In 2021, the Anchorage Museum received a $181,143 Museums for America grant in partnership with Nay’dini’aa Na’ Kayax  (Chickaloon Village Traditional Council) that supported digital repatriation of images and materials related to Chickaloon Native Village, provided Chickaloon Native Village with a template for what a strong collaboration looks like with a non-Indigenous repository, and has led to the return of over 4,000 digital surrogates from the Anchorage Museum and other repositories around the country, solidifying the trust Ahtna Elders have in the work their digital archives department is doing for them.

In 2022, the Kodiak History Museum received a $48,279 Inspire! Grant for Small Museums to improve accessibility of their collection by photographing over 2,300 objects and uploading at least 75% of the records and images on a public online database, which has aided in referencing and sharing the collections (now searched over 1,000 times), and also in documenting their conditions to ensure their continued preservation before an impending collections move.

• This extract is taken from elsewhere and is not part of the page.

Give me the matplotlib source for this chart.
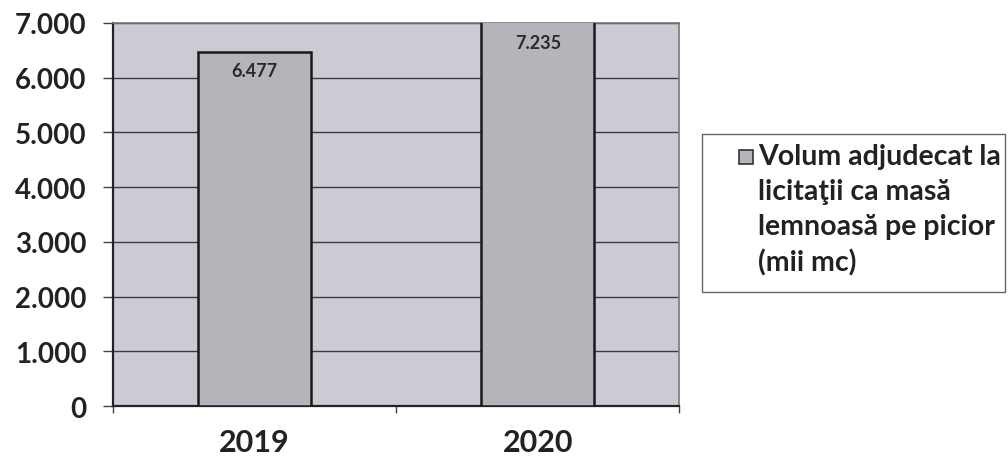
import matplotlib.pyplot as plt
from matplotlib.patches import Rectangle

# =============================================================================
# Data
# =============================================================================

years = ["2019", "2020"]
volumes = [6477, 7235]
value_labels = ["6.477", "7.235"]
y_ticks = [0, 1000, 2000, 3000, 4000, 5000, 6000, 7000]
y_tick_labels = ["0", "1.000", "2.000", "3.000", "4.000", "5.000", "6.000", "7.000"]
legend_label = "Volum adjudecat la\nlicitaţii ca masă\nlemnoasă pe picior\n(mii mc)"

# =============================================================================
# Plot
# =============================================================================

plt.rcParams['font.family'] = ['Lato', 'DejaVu Sans']
plt.rcParams['font.weight'] = 'bold'

W, H = 1008, 460
fig = plt.figure(figsize=(W / 100, H / 100), dpi=100)
ax = fig.add_axes([0.112, 0.115, 0.562, 0.833])
ax.set_facecolor('#cbcbd3')

bar_color = '#b4b4ba'
x = list(range(len(years)))
ax.bar(x, volumes, width=0.4, color=bar_color, edgecolor='#1a1a1a', linewidth=1.8, zorder=3)

ymax = 7000
ax.set_ylim(0, ymax)
ax.set_xlim(-0.5, len(years) - 0.5)

# value labels near the (visible) top of each bar
for xi, v, lab in zip(x, volumes, value_labels):
    top = min(v, ymax)
    ax.annotate(lab, (xi, top), xytext=(0, -14), textcoords='offset points',
                ha='center', va='center', fontsize=13, color='#2a2a2a',
                fontweight='bold', zorder=4)

ax.set_yticks(y_ticks)
ax.set_yticklabels(y_tick_labels, fontsize=20, color='#222222')
ax.set_xticks(x)
ax.set_xticklabels(years, fontsize=22, color='#222222')
ax.set_xticks([-0.5, 0.5, 1.5], minor=True)

ax.tick_params(axis='y', length=7, width=1, color='#444444', pad=12)
ax.tick_params(axis='x', which='major', length=0, pad=16)
ax.tick_params(axis='x', which='minor', length=5, width=1, color='#444444')

ax.yaxis.grid(True, color='#3c3c44', linewidth=1.0, zorder=1)
ax.set_axisbelow(True)

for side in ['left', 'bottom']:
    ax.spines[side].set_color('#222222')
    ax.spines[side].set_linewidth(1.6)
for side in ['top', 'right']:
    ax.spines[side].set_color('#77777c')
    ax.spines[side].set_linewidth(1.2)

# legend box drawn by hand so the swatch sits on the first text line
box_l, box_r, box_t, box_b = 702, 1005, 135, 293
fig.patches.append(Rectangle((box_l / W, 1 - box_b / H), (box_r - box_l) / W, (box_b - box_t) / H,
                             transform=fig.transFigure, facecolor='white',
                             edgecolor='#666666', linewidth=1.0))
sw_l, sw_t, sw = 739, 151, 14
fig.patches.append(Rectangle((sw_l / W, 1 - (sw_t + sw) / H), sw / W, sw / H,
                             transform=fig.transFigure, facecolor=bar_color,
                             edgecolor='#333333', linewidth=1.2))
fig.text(758 / W, 1 - 144 / H, legend_label, ha='left', va='top',
         fontsize=20.5, fontweight='bold', color='#222222', linespacing=1.42)

fig.savefig('out.png', dpi=100, facecolor='white')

In 2015, Koniag, Inc. received a $49,612 Native American Native Hawaiian Museum Services grant for the Alutiiq Museum to advance knowledge of Alutiiq kayaks by updating its kayak exhibit, developing educational programming, and working with the Peabody Museum to ship their rare 19th century Alutiiq kayak to the Alutiiq Museum for a 10-year loan, during which, Harvard returned the kayak permanently to the Alutiiq Museum—an unexpected, welcome outcome from the project. 

In 2020, Koniag, Inc. received a $116,389 Native American Library Services: Enhancement Grants grant for the Alutiiq Museum to create two books with associated lesson plans—an illustrated elementary school storybook about an ancestral Alutiiq family, and Alutiiq history book—both now being used in Kodiak classrooms providing a fuller picture of Alutiiq history; the history book has even won the 2025 Alaska Anthropological Association’s Outstanding Current Contribution award.

In 2022, the Alaska Native Heritage Center received a $107,244 Save America’s Treasures grant to update a third of their casework in the Hall of Cultures, which has allowed them to better protect the cultural belongings they steward and exhibit, expanded the partners who will lend them art to exhibit, and expanded the types of art they can display due—all due to the increased security and improved environmental conditions of the casework.

In 2017, Sealaska Corporation received a $47,757 Native American Native Hawaiian Museum Services grant to support a comprehensive reorganization and inventory of the Sealaska Heritage Institute’s (SHI) collections, which resulted in the organization’s first publicly accessible online database launched right before COVID—allowing SHI to transition more easily to their now popular remote reference services during the pandemic and continuing to the present.

In 2022, Sealaska Corporation received a $96,250 Native American Native Hawaiian Museum Services grant that increased access to their Indigenous archives by providing training for Sealaska Heritage Institute staff to gain expertise in digital archives management and preservation—a capacity building project that would not have been possible without IMLS’ support of professional development opportunities, which leads to better services for museum communities. 

In 2022, the Ilanka Cultural Center and Museum of the Native Village of Eyak received a $98,258 Native American Native Hawaiian Museum Services grant to create high-definition 3D scans of 15 artifacts to add to their virtual reality “game” experience of a traditional Eyak village site, enabling users to perform activities like canoeing, drumming, tracking; innovative programming like this, in addition to other IMLS funded programs, has over quadrupled their visitor count at the cultural center in the last four years.